Por ora, nada disso parece implicar a chance de um grande avanço estratégico dos russos, até porque as armas ocidentais voltaram a chegar ao país. No fim de semana, a Ucrânia anunciou ter acabado de destruir um submarino russo que estava em reparos no porto de Sebastopol, na Crimeia, além de sistemas antiaéreos da província.
Segundo relatos de blogueiros militares russos, foram empregados nas ações os temidos mísseis americanos ATACMS, que têm longo alcance.
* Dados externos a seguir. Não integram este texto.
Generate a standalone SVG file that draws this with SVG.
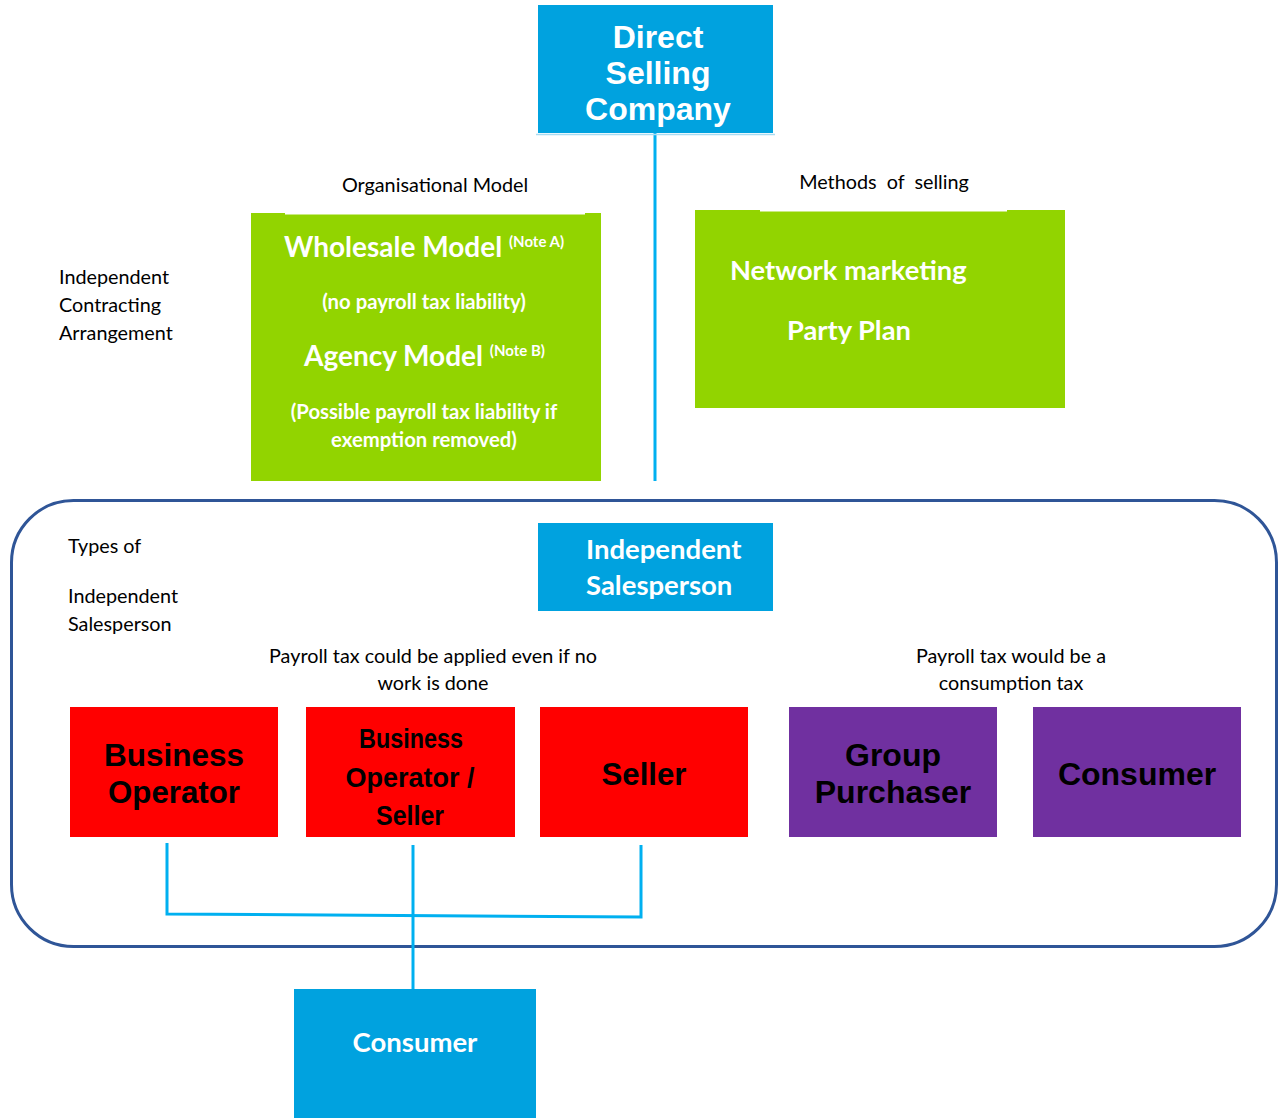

Também no fim de semana, o presidente Volodimir Zelenski confimou a chegada dos primeiros caças americanos F-16 ao país, posando ao lado de um deles.
UCRÂNIA FAZ GRANDE AÇÃO NA FRONTEIRA
Também nesta terça, forças da Ucrânia fizeram uma das maiores infiltrações no sul da Rússia desde o início da guerra. Segundo o Ministério da Defesa russo, foram ao menos 300 soldados envolvidos, e reforços foram enviados por Moscou à região.
Relatos iniciais sugerem que o ataque foi repelido. Vídeos em redes sociais, sem autenticidade comprovada, mostraram caminhões incendiados em rodovias e dois aviões de ataque Su-25 voando sobre a região de Kursk. Tanto Ucrânia quanto Rússia operam o modelo.
Já houve outras ações semelhantes, inclusive com o emprego de blindados. Se não mudam o rumo da guerra, demonstram a porosidade da defesa russa no sul do país, desmoralizando as forças de Putin.
No mais, a rotina de ataques com drones e mísseis russos segue inalteradas, com 26 aviões-robôs sendo interceptados nesta madrugada na região de Kiev. Ao menos cinco pessoas ficaram feridas em Kharkiv durante um ataque com mísseis nesta terça.
Enquanto isso ocorre, seguem em curso os esforços para a retomada de negociações de paz, interrompidas em 2022. Rússia e Ucrânia têm dado sinais de que podem conversar, embora a principal mediadora, a China, considere o processo bastante árduo.
Observadores dos dois lados dizem que tudo deve esperar o resultado da eleição americana, com a volta ou não de Donald Trump e sua política mais simpática à Rússia à Casa Branca.